The flip side: trackability is a real challenge. Traffic from ambassador and influencer programs is hard to track, and you have to be ready to handle that. It’s also not easy to succeed — you have to test a lot and invest money before finding the right approach.
Three common mistakes
Three mistakes show up repeatedly across subscription app teams trying to break through saturation:
- Skipping Step 1. Jumping into media or funnel diversification before stabilizing the core channel. The added complexity has a real impact on the business, so stability has to come first.
- Running too many things at the same time. When you change too many variables at once, you can’t tell what is bringing value and what isn’t.
- Underestimating resources, time, and budget.
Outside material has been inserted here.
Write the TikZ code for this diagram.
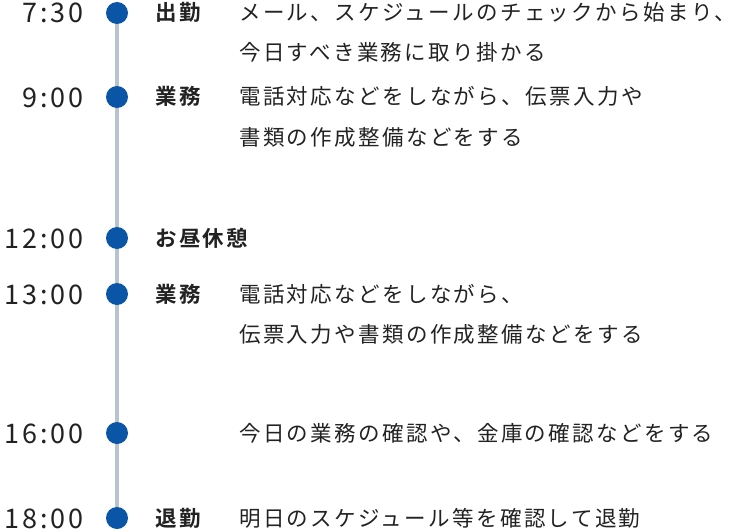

Especially on the measurement and creative production side, the cost of diversification is consistently underestimated.
Final checklist
When CAC starts rising and profitability gets unstable, here’s what to take away:
- Rule out external impact first (seasonality, economic shifts).
- Step 1 — Inside the core channel: squeeze more value through creative diversification, optimization strategy diversification, and a smooth ad-to-app experience.
- Step 2 — Across funnels: expand into web2app and web onboarding.
- Step 3 — Across channels: diversify the media mix once the first two steps are stable.
And throughout: respect the complexity that comes with diversification, and be ready on the attribution side, the creative side, and the resources and tech side.